Architecture of the Virtual Research Environment

How is the Virtual Research Environment (VRE) structured? What other infrastructures does the platform interface with and enable researchers to access and use data securely? Here you will find a schematic representation of the VRE and an explanation of its key elements.

Key elements

Research Portal

The primary interface for researchers to access VRE functions and resources, including data capture tools, interactive dashboards and viewers, query tools and analysis workspaces. 

Data Gateway API

An application programming interface that enables the Research Portal to exchange data and metadata with VRE systems, and allows the VRE to be interoperable with other data platforms, data sources and systems.

Green Room

An environment in which hospital data, such as data derived from electronic health records (EHRs), picture archiving and communication systems (PACS), laboratories, and other sources, can be de-identified, transformed and prepared prior to being transferred to VRE systems and made available for research use.

Data Lake

A zone within the VRE in which data of any type can be received, stored, catalogued, and ultimately ingested into platform databases. Standard data models and ontologies are applied to allow datasets to be aggregated and processed. Data can be further de-identified here for broader sharing. Quality assurance, quality control and preprocessing pipelines prepare the data for visualisation and analysis. 

Data Warehouse

A set of databases and services which transform diverse data into a unified, federated context. Federation is critical for harmonizing data and metadata so that information about participants and datasets can be queried, visualized, and analyzed across studies, data sources and modalities. The Metadata Repository and Knowledge Graph implement standardized and extensible schemas to represent metadata derived from datasets as well as annotations generated by researchers. 

Shared Services

Automated services that are required by VRE components. The Participant Registry includes systems for generating and storing unique pseudonymized identifiers for all research participants contributing data to the VRE. Identity and access management systems allow the Research Portal and other VRE components to assign or validate the identity and permissions of VRE users.
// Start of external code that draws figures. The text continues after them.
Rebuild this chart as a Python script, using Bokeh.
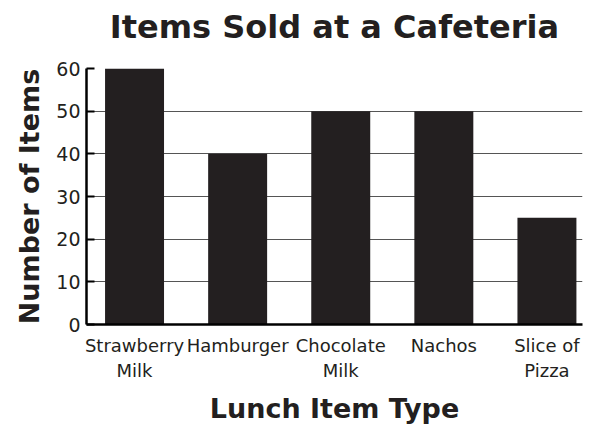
from bokeh.plotting import figure
from bokeh.layouts import column
from bokeh.models import Range1d, FixedTicker
from bokeh.core.properties import value
from bokeh.embed import file_html
from bokeh.resources import INLINE

title_text = "Items Sold at a Cafeteria"
categories = ["Strawberry\nMilk", "Hamburger", "Chocolate\nMilk", "Nachos", "Slice of\nPizza"]
values = [60, 40, 50, 50, 25]
y_ticks = [0, 10, 20, 30, 40, 50, 60]

xs = list(range(len(categories)))
ink = "#231f20"

# ---- title strip (separate small figure so the title can sit close to the top) ----
t = figure(width=590, height=50, output_backend="svg", toolbar_location=None,
           title_location=None, x_range=Range1d(0, 1), y_range=Range1d(0, 50),
           min_border_left=86, min_border_right=8, min_border_top=0, min_border_bottom=0)
t.axis.visible = False
t.grid.visible = False
t.outline_line_color = None
t.background_fill_color = "white"
t.border_fill_color = "white"
t.text(x=[0.5], y=[24], text=[title_text], text_align="center", text_baseline="middle",
       text_font=value("DejaVu Sans"), text_font_size="32px", text_font_style="bold",
       text_color=ink)

# ---- main chart ----
xr = Range1d(-0.466, 4.345)
yr = Range1d(0, 60)
p = figure(width=590, height=376, output_backend="svg", toolbar_location=None,
           title_location=None, x_range=xr, y_range=yr,
           min_border_left=86, min_border_right=8, min_border_top=18, min_border_bottom=102)
p.outline_line_color = None
p.background_fill_color = "white"
p.border_fill_color = "white"

p.vbar(x=xs, top=values, width=0.572, fill_color=ink, line_color=None)

p.xaxis.ticker = FixedTicker(ticks=xs)
p.xaxis.major_label_overrides = {i: c for i, c in zip(xs, categories)}
p.xaxis.major_tick_line_color = None
p.xaxis.minor_tick_line_color = None
p.xaxis.axis_line_color = "black"
p.xaxis.axis_line_width = 2.5
p.xaxis.major_label_text_font = "DejaVu Sans"
p.xaxis.major_label_text_font_size = "18px"
p.xaxis.major_label_text_color = ink
p.xaxis.major_label_standoff = 4
p.xaxis.axis_label = "Lunch Item Type"
p.xaxis.axis_label_text_font = "DejaVu Sans"
p.xaxis.axis_label_text_font_size = "27px"
p.xaxis.axis_label_text_font_style = "bold"
p.xaxis.axis_label_text_color = ink
p.xaxis.axis_label_standoff = 9

p.yaxis.ticker = FixedTicker(ticks=y_ticks)
p.yaxis.major_tick_in = 8
p.yaxis.major_tick_out = 0
p.yaxis.major_tick_line_color = "black"
p.yaxis.major_tick_line_width = 2
p.yaxis.minor_tick_line_color = None
p.yaxis.axis_line_color = "black"
p.yaxis.axis_line_width = 2.5
p.yaxis.major_label_text_font = "DejaVu Sans"
p.yaxis.major_label_text_font_size = "19px"
p.yaxis.major_label_text_color = ink
p.yaxis.major_label_standoff = 6
p.yaxis.axis_label = "Number of Items"
p.yaxis.axis_label_text_font = "DejaVu Sans"
p.yaxis.axis_label_text_font_size = "27px"
p.yaxis.axis_label_text_font_style = "bold"
p.yaxis.axis_label_text_color = ink
p.yaxis.axis_label_standoff = 8

p.xgrid.grid_line_color = None
p.ygrid.ticker = FixedTicker(ticks=y_ticks)
p.ygrid.grid_line_color = "#555555"
p.ygrid.grid_line_width = 1.2

layout = column(t, p, spacing=0)
open("out.html", "w").write(file_html(layout, INLINE))
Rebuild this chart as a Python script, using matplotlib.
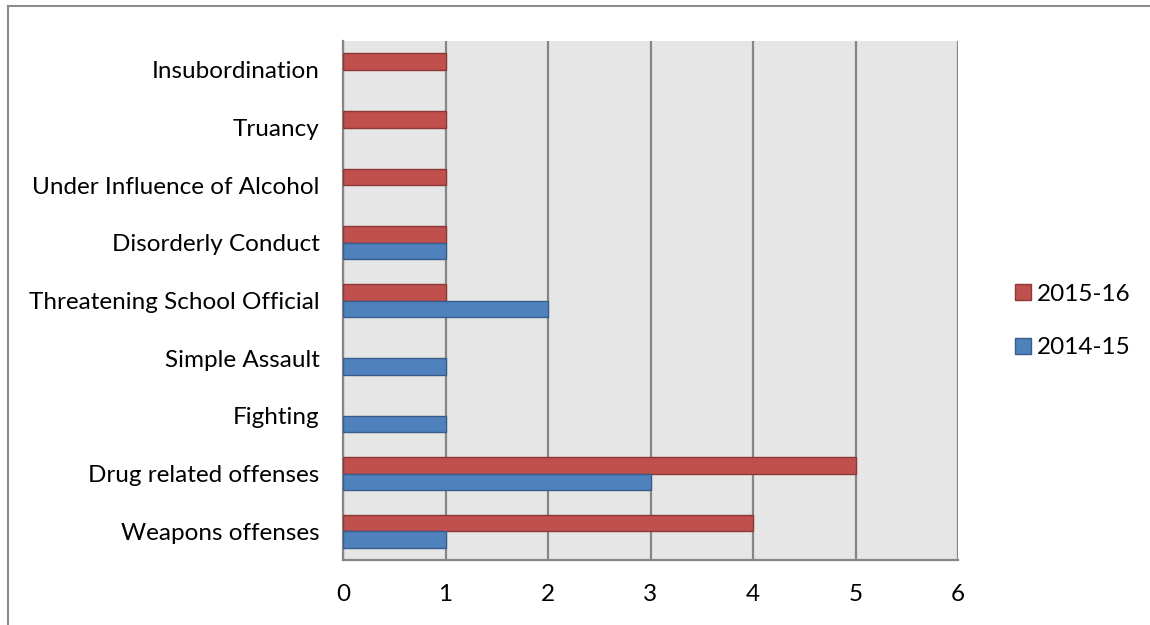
import matplotlib
matplotlib.use("Agg")
import matplotlib.pyplot as plt
import numpy as np
from matplotlib.patches import Patch
from matplotlib.lines import Line2D

categories = [
    "Weapons offenses",
    "Drug related offenses",
    "Fighting",
    "Simple Assault",
    "Threatening School Official",
    "Disorderly Conduct",
    "Under Influence of Alcohol",
    "Truancy",
    "Insubordination",
]
values_2015_16 = [4, 5, 0, 0, 1, 1, 1, 1, 1]
values_2014_15 = [1, 3, 1, 1, 2, 1, 0, 0, 0]
x_ticks = [0, 1, 2, 3, 4, 5, 6]

plt.rcParams["font.family"] = ["Lato", "DejaVu Sans"]

red_fill, red_edge = "#c0504d", "#8c3836"
blue_fill, blue_edge = "#4f81bd", "#385d8a"
grid_color = "#868686"
label_size = 17.5

fig = plt.figure(figsize=(11.5, 6.25), dpi=100)
ax = fig.add_axes([343 / 1150, 1 - 560 / 625, (958 - 343) / 1150, (560 - 41) / 625])
ax.set_facecolor("#e6e6e6")

y = np.arange(len(categories))
h = 0.287


def edge_widths(vals):
    # empty bars get no outline so nothing shows at zero
    return [1.0 if v else 0.0 for v in vals]


ax.barh(y + h / 2, values_2015_16, height=h, color=red_fill, edgecolor=red_edge,
        linewidth=edge_widths(values_2015_16), zorder=3)
ax.barh(y - h / 2, values_2014_15, height=h, color=blue_fill, edgecolor=blue_edge,
        linewidth=edge_widths(values_2014_15), zorder=3)

ax.set_xlim(0, 6)
ax.set_ylim(-0.5, len(categories) - 0.5)
ax.set_xticks(x_ticks)
ax.set_xticklabels([str(t) for t in x_ticks])
ax.set_yticks(y)
ax.set_yticklabels(categories)
ax.tick_params(axis="both", length=0, labelsize=label_size, colors="black")
ax.tick_params(axis="y", pad=17)
ax.tick_params(axis="x", pad=17)

ax.xaxis.grid(True, color=grid_color, linewidth=1.6, zorder=1)
ax.set_axisbelow(True)
for side in ("top", "right"):
    ax.spines[side].set_visible(False)
for side in ("left", "bottom"):
    ax.spines[side].set_color(grid_color)
    ax.spines[side].set_linewidth(1.6)

handles = [
    Patch(facecolor=red_fill, edgecolor=red_edge, linewidth=1.0, label="2015-16"),
    Patch(facecolor=blue_fill, edgecolor=blue_edge, linewidth=1.0, label="2014-15"),
]
fig.legend(handles=handles, loc="center left", bbox_to_anchor=(1003 / 1150, 1 - 321 / 625),
           frameon=False, fontsize=label_size, handlelength=0.65, handleheight=0.65,
           handletextpad=0.25, labelspacing=1.35, borderpad=0)

# outer chart frame (top and left edges)
fig.add_artist(Line2D([8 / 1150, 1], [1 - 6 / 625, 1 - 6 / 625], transform=fig.transFigure,
                      color="#8c8c8c", linewidth=1.5))
fig.add_artist(Line2D([8 / 1150, 8 / 1150], [0, 1 - 6 / 625], transform=fig.transFigure,
                      color="#8c8c8c", linewidth=1.5))

fig.savefig("out.png", dpi=100)
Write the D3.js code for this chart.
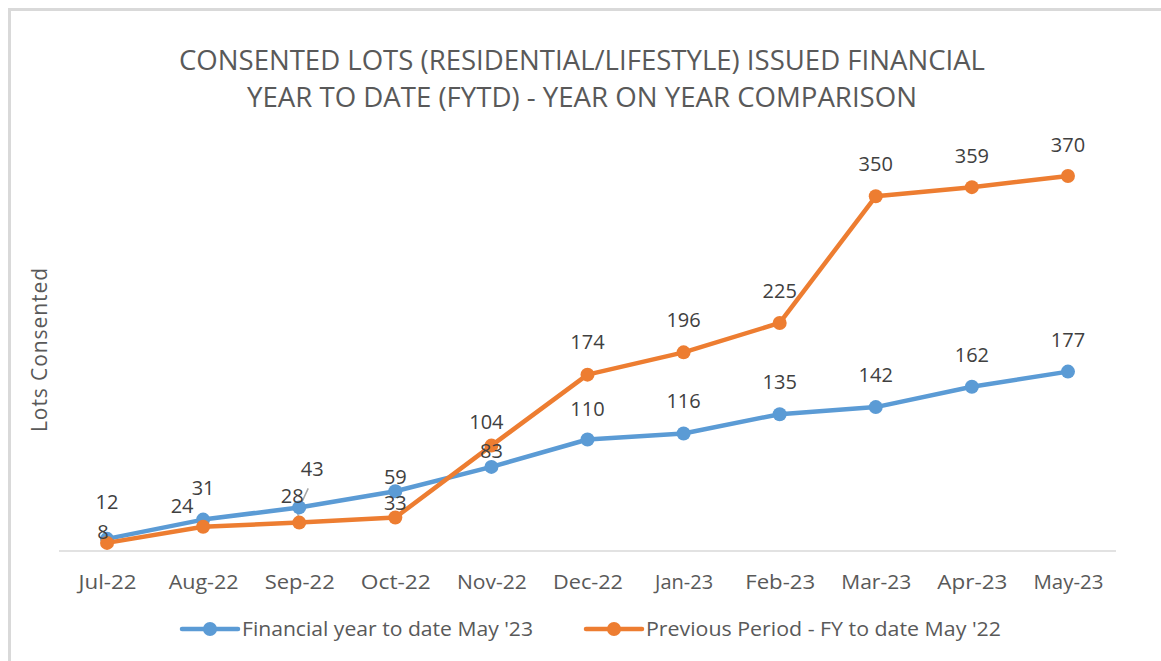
<!DOCTYPE html>
<html>
<head>
<meta charset="utf-8">
<script src="https://cdn.jsdelivr.net/npm/d3@7"></script>
<style>
  body { margin: 0; background: #fff; }
  svg { display: block; }
</style>
</head>
<body>
<svg width="1161" height="661"></svg>
<script>
// data
const months = ["Jul-22", "Aug-22", "Sep-22", "Oct-22", "Nov-22", "Dec-22",
  "Jan-23", "Feb-23", "Mar-23", "Apr-23", "May-23"];
const fytd23 = [12, 31, 43, 59, 83, 110, 116, 135, 142, 162, 177];
const fytd22 = [8, 24, 28, 33, 104, 174, 196, 225, 350, 359, 370];
const seriesNames = ["Financial year to date May '23", "Previous Period - FY to date May '22"];
const titleLines = ["CONSENTED LOTS (RESIDENTIAL/LIFESTYLE) ISSUED FINANCIAL",
  "YEAR TO DATE (FYTD) - YEAR ON YEAR COMPARISON"];

// label nudges (dx, dy from the point), as placed in the original
const blueLabelPos = [[0, -37], [0, -32], [13, -38], [0, -14], [0, -16], [0, -31],
  [0, -32], [0, -32], [0, -32], [0, -32], [0, -32]];
const orangeLabelPos = [[-4, -11], [-21, -21], [-7, -27], [0, -15], [-5, -24], [0, -33],
  [0, -32], [0, -32], [0, -32], [0, -31], [0, -31]];

const svg = d3.select("svg");
const grey = "#595959";
const blue = "#5B9BD5", orange = "#ED7D31";
const font = "Open Sans, sans-serif";

// chart border (only top/left visible)
svg.append("rect")
  .attr("x", 9.5).attr("y", 9.5)
  .attr("width", 1170).attr("height", 670)
  .attr("fill", "none")
  .attr("stroke", "#d9d9d9")
  .attr("stroke-width", 3);

const x = d3.scalePoint().domain(months).range([59, 1116]).padding(0.5);
const y = d3.scaleLinear().domain([0, 400]).range([551, 145.6]);

// title
svg.append("g").selectAll("text")
  .data(titleLines).enter()
  .append("text")
  .attr("x", 582)
  .attr("y", (d, i) => 70 + i * 37)
  .attr("text-anchor", "middle")
  .attr("font-family", font)
  .attr("font-size", 27)
  .attr("textLength", (d, i) => i == 0 ? 806 : 670)
  .attr("lengthAdjust", "spacingAndGlyphs")
  .attr("fill", grey)
  .text(d => d);

// x axis
const xAxis = svg.append("g")
  .attr("transform", "translate(0,551)")
  .call(d3.axisBottom(x).tickSize(0).tickPadding(24));
xAxis.select(".domain").remove();
xAxis.selectAll("text")
  .attr("font-family", font)
  .attr("font-size", 20)
  .attr("textLength", d => d.startsWith("J") ? 58 : 70)
  .attr("lengthAdjust", "spacingAndGlyphs")
  .attr("fill", grey);
svg.append("line")
  .attr("x1", 59).attr("x2", 1116)
  .attr("y1", 551).attr("y2", 551)
  .attr("stroke", "#d9d9d9")
  .attr("stroke-width", 1.5);

// y axis title
svg.append("text")
  .attr("transform", "translate(47,350) rotate(-90)")
  .attr("text-anchor", "middle")
  .attr("font-family", font)
  .attr("font-size", 21)
  .attr("textLength", 164)
  .attr("fill", grey)
  .text("Lots Consented");

const line = d3.line()
  .x((d, i) => x(months[i]))
  .y(d => y(d));

const series = [
  { values: fytd23, color: blue, labels: blueLabelPos },
  { values: fytd22, color: orange, labels: orangeLabelPos }
];

// leader lines for the two moved labels at Sep-22
const sx = x(months[2]);
svg.append("g")
  .attr("stroke", "#a6a6a6")
  .attr("stroke-width", 1.5)
  .selectAll("line")
  .data([
    [sx + 9, y(fytd23[2]) - 19, sx + 2, y(fytd23[2]) - 4],
    [sx - 2, y(fytd22[2]) - 11, sx, y(fytd22[2]) - 3]
  ])
  .enter().append("line")
  .attr("x1", d => d[0]).attr("y1", d => d[1])
  .attr("x2", d => d[2]).attr("y2", d => d[3]);

series.forEach(s => {
  svg.append("path")
    .datum(s.values)
    .attr("d", line)
    .attr("fill", "none")
    .attr("stroke", s.color)
    .attr("stroke-width", 4.5)
    .attr("stroke-linejoin", "round");
  svg.append("g").selectAll("circle")
    .data(s.values).enter()
    .append("circle")
    .attr("cx", (d, i) => x(months[i]))
    .attr("cy", d => y(d))
    .attr("r", 7)
    .attr("fill", s.color);
});

series.forEach(s => {
  svg.append("g").selectAll("text")
    .data(s.values).enter()
    .append("text")
    .attr("x", (d, i) => x(months[i]) + s.labels[i][0])
    .attr("y", (d, i) => y(d) + s.labels[i][1])
    .attr("dy", "0.35em")
    .attr("text-anchor", "middle")
    .attr("font-family", font)
    .attr("font-size", 20)
    .attr("fill", "#404040")
    .text(d => d);
});

// legend
const legendX = [182, 586];
const legendLen = [291, 355];
const legend = svg.append("g").selectAll("g")
  .data(series).enter()
  .append("g")
  .attr("transform", (d, i) => `translate(${legendX[i]},629)`);
legend.append("line")
  .attr("x1", 0).attr("x2", 56)
  .attr("stroke", d => d.color)
  .attr("stroke-width", 4.5)
  .attr("stroke-linecap", "round");
legend.append("circle")
  .attr("cx", 28).attr("r", 7)
  .attr("fill", d => d.color);
legend.append("text")
  .attr("x", 60)
  .attr("dy", "0.35em")
  .attr("font-family", font)
  .attr("font-size", 20)
  .attr("textLength", (d, i) => legendLen[i])
  .attr("lengthAdjust", "spacingAndGlyphs")
  .attr("fill", grey)
  .text((d, i) => seriesNames[i]);
</script>
</body>
</html>
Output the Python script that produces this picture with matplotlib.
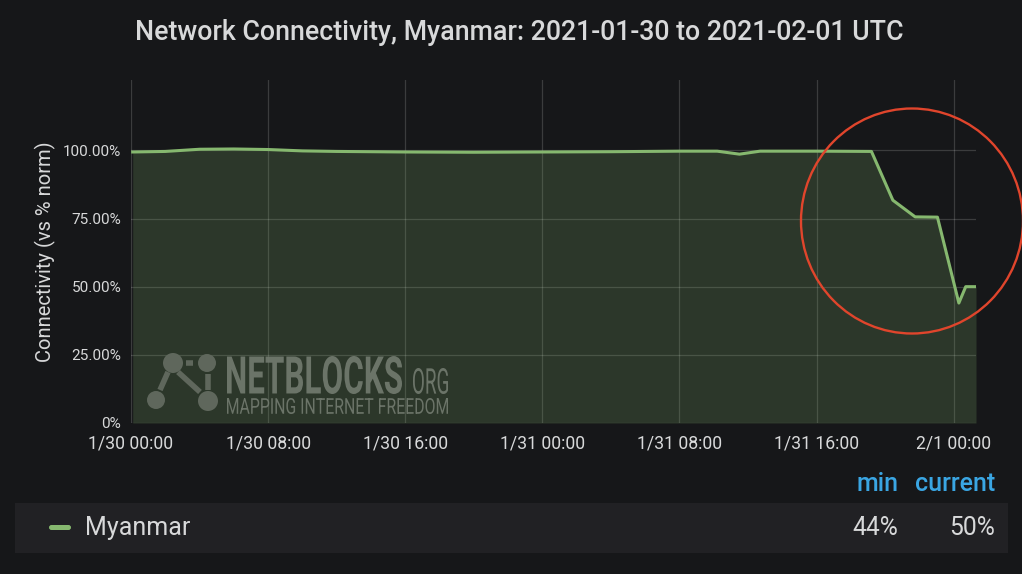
import matplotlib
matplotlib.use("Agg")
import matplotlib.pyplot as plt
from matplotlib.patches import Ellipse, Circle, PathPatch, FancyBboxPatch, Rectangle
from matplotlib.lines import Line2D
from matplotlib.transforms import Affine2D, IdentityTransform
from matplotlib.textpath import TextPath
from matplotlib.font_manager import FontProperties

# hours since 2021-01-30 00:00 UTC
hours = [0.1, 2.0, 4.0, 6.0, 8.0, 10.0, 12.0, 16.0, 20.0, 24.0, 28.0, 32.0,
         34.2, 35.5, 36.7, 40.0, 43.2, 44.45, 45.75, 47.05, 48.3, 48.7, 49.3]
connectivity = [99.4, 99.6, 100.4, 100.5, 100.3, 99.8, 99.6, 99.4, 99.3, 99.4,
                99.5, 99.7, 99.7, 98.6, 99.7, 99.7, 99.6, 81.7, 75.6, 75.5,
                44.0, 50.0, 50.0]
xtick_hours = [0, 8, 16, 24, 32, 40, 48]
xtick_labels = ["1/30 00:00", "1/30 08:00", "1/30 16:00", "1/31 00:00",
                "1/31 08:00", "1/31 16:00", "2/1 00:00"]
ytick_values = [0, 25, 50, 75, 100]
ytick_labels = ["0%", "25.00%", "50.00%", "75.00%", "100.00%"]
series_name = "Myanmar"
stat_names = ["min", "current"]
stat_values = ["44%", "50%"]

W, H = 1022, 574
BG = "#161719"
GREEN = "#86b86f"
TXT = "#d8d9da"

plt.rcParams['font.family'] = ['Roboto', 'DejaVu Sans']

fig = plt.figure(figsize=(W / 100, H / 100), dpi=100, facecolor=BG)
ax = fig.add_axes([131 / W, (H - 423) / H, (976 - 131) / W, (423 - 80) / H])
ax.set_facecolor(BG)

ax.fill_between(hours, connectivity, 0, color=GREEN, alpha=0.2, lw=0, zorder=2)
ax.plot(hours, connectivity, color=GREEN, lw=2.2, zorder=3, solid_joinstyle='round')

ax.set_xlim(hours[0], hours[-1])
ax.set_ylim(0, 125.8)
ax.set_xticks(xtick_hours)
ax.set_xticklabels(xtick_labels)
ax.set_yticks(ytick_values)
ax.set_yticklabels(ytick_labels)
ax.tick_params(axis='both', length=0, colors=TXT)
ax.tick_params(axis='x', labelsize=12.7, pad=8)
ax.tick_params(axis='y', labelsize=11, pad=7)
ax.grid(True, color='white', alpha=0.16, lw=0.9, zorder=1)
ax.set_axisbelow(True)
for s in ax.spines.values():
    s.set_visible(False)
ax.set_ylabel("Connectivity (vs % norm)", color=TXT, fontsize=14.5, labelpad=5)

fig.text(519 / W, (H - 33) / H, "Network Connectivity, Myanmar: 2021-01-30 to 2021-02-01 UTC",
         ha='center', va='center', color=TXT, fontsize=19.3, fontweight='medium')

# watermark
WM = "#737b70"
ident = IdentityTransform()


def stretched_text(s, x0, x1, ytop, ybot, weight='bold', color=WM):
    tp = TextPath((0, 0), s, size=1, prop=FontProperties(family='Roboto', weight=weight))
    bb = tp.get_extents()
    tr = (Affine2D().translate(-bb.x0, -bb.y0)
          .scale((x1 - x0) / bb.width, (ybot - ytop) / bb.height)
          .translate(x0, H - ybot))
    fig.add_artist(PathPatch(tp, transform=tr, facecolor=color, lw=0, alpha=0.9, zorder=2))


stretched_text("NETBLOCKS", 227, 402, 356, 394)
stretched_text("ORG", 413, 448, 368, 394, weight='normal')
stretched_text("MAPPING INTERNET FREEDOM", 227, 448, 398, 414, weight='normal')
nodes = [(173, 363, 10), (207, 363, 9), (156, 400, 9), (208, 401, 10)]
for nx, ny, r in nodes:
    fig.add_artist(Circle((nx, H - ny), r, transform=ident, color="#5f675c", lw=0, zorder=2))
for (xa, ya), (xb, yb) in [((186, 363), (193, 363)), ((178, 372), (200, 392)),
                           ((168, 372), (160, 390)), ((208, 374), (208, 390))]:
    fig.add_artist(Line2D([xa, xb], [H - ya, H - yb], transform=ident,
                          color="#5f675c", lw=4, solid_capstyle='butt', zorder=2))

# red annotation circle
fig.add_artist(Ellipse((912, H - 221), 222, 225, transform=ident, fill=False,
                       ec="#e0452c", lw=1.7, zorder=5))

# legend table
fig.add_artist(Rectangle((15, H - 553), 993, 50, transform=ident,
                         facecolor="#212124", lw=0, zorder=1))
fig.add_artist(FancyBboxPatch((49, H - 530), 22, 5, boxstyle="round,pad=0,rounding_size=2.5",
                              transform=ident, facecolor=GREEN, lw=0, zorder=2))
fig.text(85 / W, (H - 528) / H, series_name, color=TXT, fontsize=18, va='center', ha='left')
stat_right = [898, 995]
for name, val, xr in zip(stat_names, stat_values, stat_right):
    fig.text(xr / W, (H - 484) / H, name, color="#3aa6e3", fontsize=18,
             fontweight='medium', va='center', ha='right')
    fig.text(xr / W, (H - 528) / H, val, color=TXT, fontsize=17.8, va='center', ha='right')

fig.savefig("out.png", dpi=100, facecolor=BG)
Workspaces and Analytics Resources

Workspaces are flexible and interactive environments in which users can access, visualise and analyse their data with a range of analysis and visualisation tools. These are supported by underlying computing infrastructure as well as privacy preserving linkage systems that allow de-identified datasets to be linked and compared. 

Charité/BIH Infrastructure and Services

Various IT systems and services are integrated to provide networking, computing, storage and other infrastructure required by the VRE. This includes services that transfer data from existing research and clinical data sources (e.g. REDCap, PACS) into the Green Room; Hadoop and other systems deployed within the Health Data Platform; high performance computing clusters for running preprocessing pipelines; and backup, recovery and data archival systems that ensure that data are kept safe and available at all times. 

VRE Architecture explained in video

The VRE Portal allows research teams to discover and query data, access user friendly dashboards and visualizations, directly process and analyze datasets within interactive workbenches, and manage their projects and permissions.

Data uploaded by researchers lands in the VRE Green Room, a restricted zone which provides pipelines and interfaces for pseudonymizing and preparing datasets before they can be processed further and shared. Once this has been done, approved data are copied from the Green Room into the Data Lake located in the VRE Core zone. The Data Lake includes services and pipelines for data cataloguing, quality control, curation, standardization and processing.

Datasets collected and processed across research projects and modalities, including data points from clinical, imaging and other data types such as genomics, can be aggregated into a centralized Data Warehouse. Metadata on these datasets are also captured centrally within the Knowledge Graph and the Metadata Repository. These systems support researchers in finding and extracting their data for the purposes of downstream analysis and visualization.

Using the VRE Analysis Workbench, researchers can work securely inside the platform to process and analyze their datasets. For example, image data processing pipelines can be developed and executed in a high performance computing environment provided by the BIH HPC cluster, which is integrated with the VRE; and simulations and analyses based on machine learning or other computationally demanding methods can be conducted within customized virtual machines or containerized environments.  The results of this processing and analysis can flow back into the Data Lake to ensure that full provenance and data lineage is maintained across the data lifecycle.

A number of essential Platform Services are also deployed to support the functionality of the Portal, Green Room and VRE Core and to ensure that the platform operates securely and efficiently. These include an API Gateway, Authentication and Authorization services, Pipeline Orchestration and Messaging. Overall the VRE has been designed and implemented using a microservices architecture, which enables the platform to be reliable, resilient, scalable, and highly adaptable to evolving research requirements and to changes to the underlying IT infrastructure.

The VRE will support a variety of research data needs, ultimately leading to an ecosystem of researchers, data scientists, and developers working together to make medical research data secure, findable and usable.